Vereinbarkeit von Beruf und Familie sind ein komplexes Unterfangen
Nach ihrer persönlichen Einschätzung und einem Resümee hinsichtlich der Vereinbarkeit von Beruf und Familie befragt, bewertet Dr. Bauer dies wie folgt: „Mein Lebenslauf ist nicht geradlinig: Ich habe nach der Promotion den Fachbereich gewechselt, und war nach einer sehr erfolgreichen ersten Post-Doc-Phase für zwei Elternzeiten jeweils zehn bzw. elf Monate ‚Vollzeit‘ zu Hause. Zeitgleich haben sich die Inhalte meiner Forschungsprojekte neu ausgerichtet, das war eine anstrengende Lebensphase. Seit die Kinder auf der Welt sind, arbeiten mein Mann und ich nicht mehr ganz in Vollzeit. Wir haben es nach einigen Jahren der Feinjustierung geschafft, unser Arbeitspensum gerecht auszubalancieren und so unsere Familie mit unseren beruflichen Ansprüchen und privaten Interessen gut zusammenzubringen.“
Kritisch reflektierend schätzt Bauer ein: „Die Vereinbarkeit von Beruf und Familie wird oft reduziert auf das Wegorganisieren der Familie zugunsten der vollen Berufstätigkeit beider Elternteile. Das halte ich für kritisch und kämpfe dafür, dass die Familienarbeitszeit stärker in den Fokus rückt – denn Zeit für die Familie, bei Angehörigen und mit Freunden, Engagement im Privaten und in Vereinen ist essentiell für eine starke und gesunde Gesellschaft. Vereinbarkeit von Familie und Beruf bedeutet für mich, Rahmenbedingungen zu schaffen, in denen sich moderne, gleichberechtigte Familien entwickeln können. Das ist ein komplexes Unterfangen, von der guten und zuverlässigen Kinderbetreuung (auch für ältere Kinder, die Kita und Kindergarten verlassen haben) über Führungskräfte, die leistungsbereite Mitarbeitende (bewusst nicht nur weibliche) auch in reduzierter Vollzeit entwickeln und fördern, hin zu einer gelebten Kultur der Akzeptanz und Wertschätzung von Nicht-Vollzeit-Tätigen.“
Als persönliches Resümee fasst Julia Bauer die Situation zur Vereinbarkeit wie folgt zusammen: „Ich hatte das Glück, diese besondere Unterstützung zu erfahren – sowohl von meinem Vorgesetzten als auch von meiner Familie. Bestärkt wurde ich in dem Unterfangen ‚akademische Karriere‘ auch nachhaltig durch die Programme der Universität Heidelberg, die Weiterbildungsangebote und das Management-Programm, welche wertvollen fachlichen Hintergrund vermitteln, aber auch den interdisziplinären Austausch zwischen Weggefährten ermöglichen – das erdet und spornt zugleich an.“
Großartige Anerkennung
Als ein Höhepunkt der wissenschaftlichen Anerkennung wurde Bauer der diesjährige Wissenschaftspreis der Deutschen Gesellschaft für Medizinische Physik e. V. für herausragende wissenschaftliche Leistungen verliehen (als dritte Frau bei zwölf Verleihungen; Sponsor: Siemens Varian, siehe: Wissenschaftspreis DGMP). Die Preisübergabe erfolgte im Rahmen des 5. European Congress of Medical Physics (September 2024, München) nach einer Laudatio von Prof. Dr. Katia Parodi (LMU München mit Heidelberger Wurzeln), die Bauers Forschungsleistungen im Bereich der Ionenstrahltherapie würdigte.
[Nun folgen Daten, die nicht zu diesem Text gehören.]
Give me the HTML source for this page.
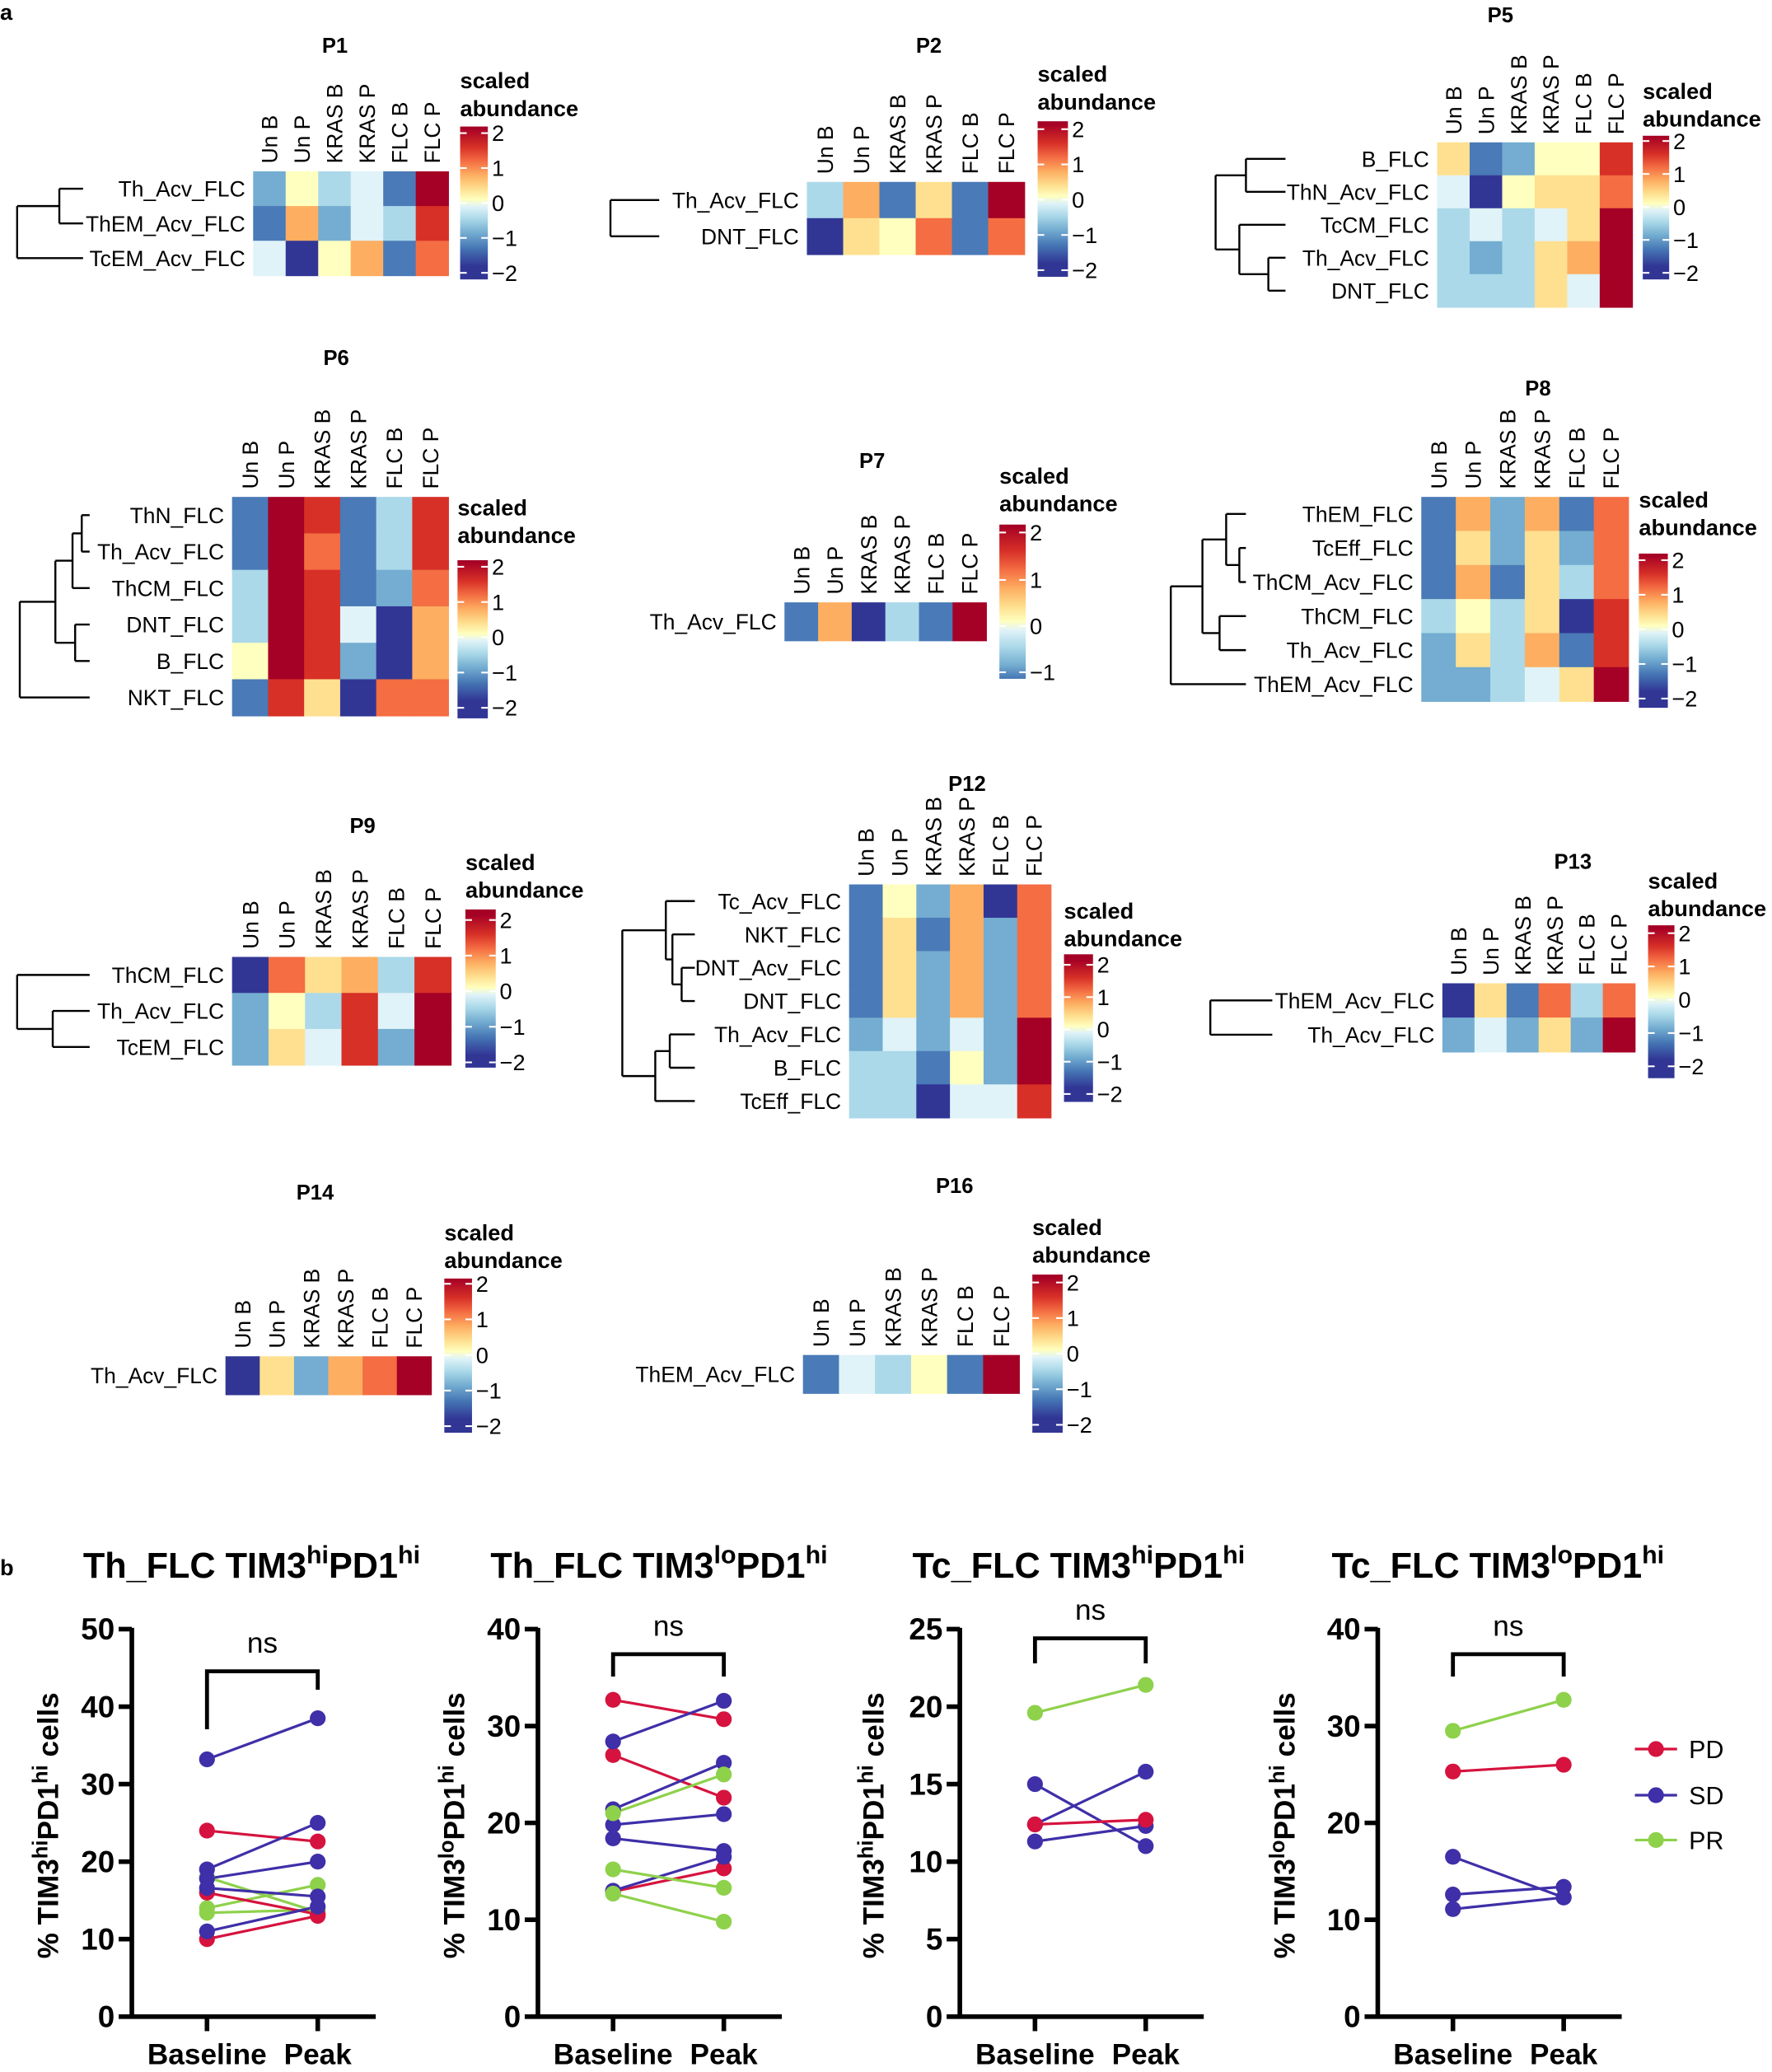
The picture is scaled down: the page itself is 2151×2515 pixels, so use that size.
<!DOCTYPE html>
<html><head><meta charset="utf-8">
<style>
html,body{margin:0;padding:0;background:#fff;}
svg{display:block;font-family:"Liberation Sans",Arial,sans-serif;}
</style></head>
<body>
<svg id="s" xmlns="http://www.w3.org/2000/svg" width="2151" height="2515" viewBox="0 0 1344 1572" preserveAspectRatio="none"></svg>
<script>
const S=document.getElementById('s');
let out='';
const C={A:'#313695',B:'#4a7ab7',C:'#74add1',D:'#abd9e9',E:'#e0f3f8',F:'#ffffbf',G:'#fee090',H:'#fdae61',I:'#f46d43',J:'#d73027',K:'#a50026'};
const cols=['Un B','Un P','KRAS B','KRAS P','FLC B','FLC P'];
const stopsV=[[2.15,'#a50026'],[1.6,'#d73027'],[1.2,'#f46d43'],[0.8,'#fdae61'],[0.4,'#fee090'],[0.1,'#ffffbf'],[-0.1,'#e0f3f8'],[-0.45,'#abd9e9'],[-0.85,'#74add1'],[-1.3,'#4575b4'],[-1.8,'#313695'],[-2.2,'#313695']];
let gid=0;
function line(x1,y1,x2,y2,w,c){out+=`<line x1="${x1}" y1="${y1}" x2="${x2}" y2="${y2}" stroke="${c||'#000'}" stroke-width="${w||1.5}"/>`;}
function txt(x,y,t,o){o=o||{};out+=`<text x="${x}" y="${y}" font-size="${o.fs||15}" ${o.b?'font-weight="bold"':''} text-anchor="${o.a||'start'}" ${o.tr?`transform="${o.tr}"`:''} fill="#000">${t}</text>`;}
function tree(node,P){
  if(typeof node==='number'){return [P.leaf,P.y0+(node+0.5)*P.rh];}
  const x=node[0];const a=tree(node[1],P),b=tree(node[2],P);
  line(x,a[1],a[0],a[1]);line(x,b[1],b[0],b[1]);line(x,a[1],x,b[1]);
  return [x,(a[1]+b[1])/2];
}
function heat(P){
  const n=P.rows.length, cw=(P.x1-P.x0)/6; P.rh=(P.y1-P.y0)/n;
  txt((P.x0+P.x1)/2+(P.tdx||0),P.ty,P.title,{b:1,fs:16,a:'middle'});
  for(let j=0;j<6;j++){const cx=P.x0+(j+0.5)*cw+6;txt(cx,P.y0-6,cols[j],{fs:16.5,tr:`rotate(-90 ${cx} ${P.y0-6})`});}
  P.rows.forEach((r,i)=>{
    txt(P.x0-6,P.y0+(i+0.5)*P.rh+6,r[0],{a:'end',fs:16.5});
    for(let j=0;j<6;j++)out+=`<rect x="${P.x0+j*cw}" y="${P.y0+i*P.rh}" width="${cw+0.5}" height="${P.rh+0.5}" fill="${C[r[1][j]]}"/>`;
  });
  if(P.tree)tree(P.tree,P);
  const cb=P.cb; const t=cb.t;
  const v1=t[0][0],y1=t[0][1],v2=t[t.length-1][0],y2=t[t.length-1][1];
  const yv=v=>y1+(v-v1)*(y2-y1)/(v2-v1);
  gid++;
  let st='';stopsV.forEach(s=>{let o=(yv(s[0])-cb.y0)/(cb.y1-cb.y0);o=Math.max(0,Math.min(1,o));st+=`<stop offset="${o}" stop-color="${s[1]}"/>`;});
  out+=`<defs><linearGradient id="g${gid}" x1="0" y1="0" x2="0" y2="1">${st}</linearGradient></defs>`;
  out+=`<rect x="${cb.x}" y="${cb.y0}" width="${cb.w}" height="${cb.y1-cb.y0}" fill="url(#g${gid})"/>`;
  t.forEach(k=>{const y=k[1];line(cb.x,y,cb.x+5,y,1.3,'#fff');line(cb.x+cb.w-5,y,cb.x+cb.w,y,1.3,'#fff');
    txt(cb.x+cb.w+3,y+6,(k[0]<0?'\u2212':'')+Math.abs(k[0]),{fs:17});});
  txt(cb.x,cb.sy,'scaled',{b:1,fs:17});txt(cb.x,cb.sy+21,'abundance',{b:1,fs:17});
}
function ticks5(a,b){const r=[];for(let i=0;i<5;i++)r.push([2-i,a+(b-a)*i/4]);return r;}
txt(0,15,'a',{b:1,fs:17});txt(0,1195,'b',{b:1,fs:17});
heat({title:'P1',ty:40,x0:192,x1:340,y0:130,y1:209,leaf:63,tdx:-12,
 rows:[['Th_Acv_FLC','CFDEBK'],['ThEM_Acv_FLC','BHCEDJ'],['TcEM_Acv_FLC','EAFHBI']],
 tree:[13,[45,0,1],2],cb:{x:349,w:21,y0:96,y1:212,t:ticks5(101,207),sy:67}});
heat({title:'P2',ty:40,x0:612,x1:777,y0:138,y1:193,leaf:500,tdx:10,
 rows:[['Th_Acv_FLC','DHBGBK'],['DNT_FLC','AGFIBI']],
 tree:[463,0,1],cb:{x:787,w:23,y0:92,y1:210,t:ticks5(98,205),sy:62}});
heat({title:'P5',ty:17,x0:1090,x1:1238,y0:108,y1:233,leaf:975,tdx:-26,
 rows:[['B_FLC','GBCFFJ'],['ThN_Acv_FLC','EAFGGI'],['TcCM_FLC','DEDEGK'],['Th_Acv_FLC','DCDGHK'],['DNT_FLC','DDDGEK']],
 tree:[922,[945,0,1],[940,2,[962,3,4]]],cb:{x:1246,w:20,y0:103,y1:212,t:ticks5(107,207),sy:75}});
heat({title:'P6',ty:277,x0:176,x1:340,y0:377,y1:543,leaf:68,tdx:-3,
 rows:[['ThN_FLC','BKJBDJ'],['Th_Acv_FLC','BKIBDJ'],['ThCM_FLC','DKJBCI'],['DNT_FLC','DKJEAH'],['B_FLC','FKJCAH'],['NKT_FLC','BJGAII']],
 tree:[15,[42,[55,[62,0,1],2],[57,3,4]],5],cb:{x:347,w:23,y0:425,y1:545,t:ticks5(430,537),sy:391}});
heat({title:'P7',ty:355,x0:595,x1:748,y0:457,y1:486,leaf:0,tdx:-10,
 rows:[['Th_Acv_FLC','BHADBK']],
 cb:{x:758,w:20,y0:398,y1:515,t:[[2,404],[1,440],[0,475],[-1,510]],sy:367}});
heat({title:'P8',ty:300,x0:1078,x1:1235,y0:377,y1:532,leaf:945,tdx:10,
 rows:[['ThEM_FLC','BHCHBI'],['TcEff_FLC','BGCGCI'],['ThCM_Acv_FLC','BHBGDI'],['ThCM_FLC','DFDGAJ'],['Th_Acv_FLC','CGDHBJ'],['ThEM_Acv_FLC','CCDEGK']],
 tree:[888,[912,[930,0,[940,1,2]],[925,3,4]],5],cb:{x:1243,w:22,y0:420,y1:537,t:ticks5(425,530),sy:385}});
heat({title:'P9',ty:632,x0:176,x1:342,y0:726,y1:808,leaf:68,tdx:16,
 rows:[['ThCM_FLC','AIGHDJ'],['Th_Acv_FLC','CFDJEK'],['TcEM_FLC','CGEJCK']],
 tree:[13,0,[40,1,2]],cb:{x:353,w:23,y0:690,y1:810,t:ticks5(698,806),sy:660}});
heat({title:'P12',ty:600,x0:644,x1:797,y0:671,y1:848,leaf:527,tdx:13,
 rows:[['Tc_Acv_FLC','BFCHAI'],['NKT_FLC','BGBHCI'],['DNT_Acv_FLC','BGCHCI'],['DNT_FLC','BGCHCI'],['Th_Acv_FLC','CECECK'],['B_FLC','DDBFCK'],['TcEff_FLC','DDAEEJ']],
 tree:[472,[505,0,[510,1,[517,2,3]]],[497,[508,4,5],6]],cb:{x:807,w:22,y0:724,y1:836,t:ticks5(732,830),sy:697}});
heat({title:'P13',ty:659,x0:1094,x1:1240,y0:746,y1:798,leaf:965,tdx:26,
 rows:[['ThEM_Acv_FLC','AGBIDI'],['Th_Acv_FLC','CECGCK']],
 tree:[918,0,1],cb:{x:1250,w:20,y0:702,y1:818,t:ticks5(708,809),sy:674}});
heat({title:'P14',ty:910,x0:171,x1:327,y0:1029,y1:1058,leaf:0,tdx:-10,
 rows:[['Th_Acv_FLC','AGCHIK']],
 cb:{x:337,w:21,y0:970,y1:1087,t:ticks5(974,1082),sy:941}});
heat({title:'P16',ty:905,x0:609,x1:773,y0:1028,y1:1057,leaf:0,tdx:33,
 rows:[['ThEM_Acv_FLC','BEDFBK']],
 cb:{x:783,w:23,y0:967,y1:1087,t:ticks5(973,1081),sy:937}});

const RED='#d5133e',BLU='#3f2fa8',GRN='#8ed14b';
function plot(p){
  const Y0=1530,YT=1236,sc=(Y0-YT)/p.max, yv=v=>Y0-v*sc;
  out+=`<text x="${p.tx}" y="1197" font-size="27" font-weight="bold">${p.t1}<tspan dy="-11" font-size="19">${p.s1}</tspan><tspan dy="11">PD1</tspan><tspan dy="-11" font-size="19">hi</tspan></text>`;
  out+=`<text transform="translate(${p.lx} 1385) rotate(-90)" text-anchor="middle" font-size="22" font-weight="bold">% TIM3<tspan dy="-8" font-size="16">${p.s1}</tspan><tspan dy="8">PD1</tspan><tspan dy="-8" font-size="16">hi</tspan><tspan dy="8"> cells</tspan></text>`;
  const ax=p.ax;
  line(ax,YT-1,ax,Y0+1.5,3.5);line(ax,Y0,ax+185,Y0,3.5);
  for(let v=0;v<=p.max;v+=p.step){const y=yv(v);line(ax-10,y,ax,y,3.5);txt(ax-13,y+8,v,{a:'end',fs:23,b:1});}
  const xb=ax+57,xp=ax+141;
  line(xb,Y0,xb,Y0+11,3.5);line(xp,Y0,xp,Y0+11,3.5);
  txt(xb,1566,'Baseline',{a:'middle',fs:22,b:1});txt(xp,1566,'Peak',{a:'middle',fs:22,b:1});
  out+=`<polyline points="${xb},${p.bl} ${xb},${p.by} ${xp},${p.by} ${xp},${p.br}" fill="none" stroke="#000" stroke-width="3"/>`;
  txt((xb+xp)/2,p.by-14,'ns',{a:'middle',fs:22});
  p.pts.forEach(q=>{line(xb,yv(q[1]),xp,yv(q[2]),2,q[0]);});
  p.pts.forEach(q=>{out+=`<circle cx="${xb}" cy="${yv(q[1])}" r="6" fill="${q[0]}"/><circle cx="${xp}" cy="${yv(q[2])}" r="6" fill="${q[0]}"/>`;});
}
plot({tx:63,t1:'Th_FLC TIM3',s1:'hi',lx:44,ax:100,max:50,step:10,by:1268,bl:1312,br:1282,
 pts:[[GRN,18,13.5],[GRN,14,17],[GRN,13.4,13.8],[RED,24,22.6],[RED,16,13.2],[RED,10,13],[BLU,33.2,38.5],[BLU,19,25],[BLU,17.8,20],[BLU,16.6,15.5],[BLU,11,14.2]]});
plot({tx:372,t1:'Th_FLC TIM3',s1:'lo',lx:352,ax:408,max:40,step:10,by:1255,bl:1272,br:1272,
 pts:[[RED,32.7,30.7],[RED,27,22.6],[RED,12.9,15.3],[BLU,28.4,32.6],[BLU,21.4,26.2],[BLU,19.8,20.9],[BLU,18.4,17.1],[BLU,13,16.5],[GRN,21,25],[GRN,15.2,13.3],[GRN,12.7,9.8]]});
plot({tx:692,t1:'Tc_FLC TIM3',s1:'hi',lx:670,ax:728,max:25,step:5,by:1243,bl:1262,br:1262,
 pts:[[GRN,19.6,21.4],[BLU,15,11],[BLU,12.4,15.8],[BLU,11.3,12.3],[RED,12.4,12.7]]});
plot({tx:1010,t1:'Tc_FLC TIM3',s1:'lo',lx:982,ax:1045,max:40,step:10,by:1255,bl:1272,br:1272,
 pts:[[GRN,29.5,32.7],[RED,25.3,26],[BLU,16.5,12.3],[BLU,12.6,13.4],[BLU,11.1,12.3]]});
[[RED,'PD',1327],[BLU,'SD',1362],[GRN,'PR',1396]].forEach(l=>{line(1240,l[2],1272,l[2],2,l[0]);out+=`<circle cx="1256" cy="${l[2]}" r="6" fill="${l[0]}"/>`;txt(1281,l[2]+7,l[1],{fs:19});});
S.innerHTML=out;
</script>
</body></html>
Als herausragende Forscherin folgte nun die Ruferteilung der Charité Berlin auf eine W3-Professur für „Medizinische Physik“ auf Lebenszeit mit dem Starttermin im April 2025.
Das Gleichstellungsteam gratuliert sehr herzlich zu diesem herausragenden Preis, der die innovative, kollaborative und interdisziplinäre Forschung, die eng verknüpft ist mit dem klinischen Alltag, würdigt und zur Erteilung des Rufs auf eine Professur und wünscht Dr. Julia Bauer persönlich und beruflich an der Berliner Charité alles erdenklich Gute!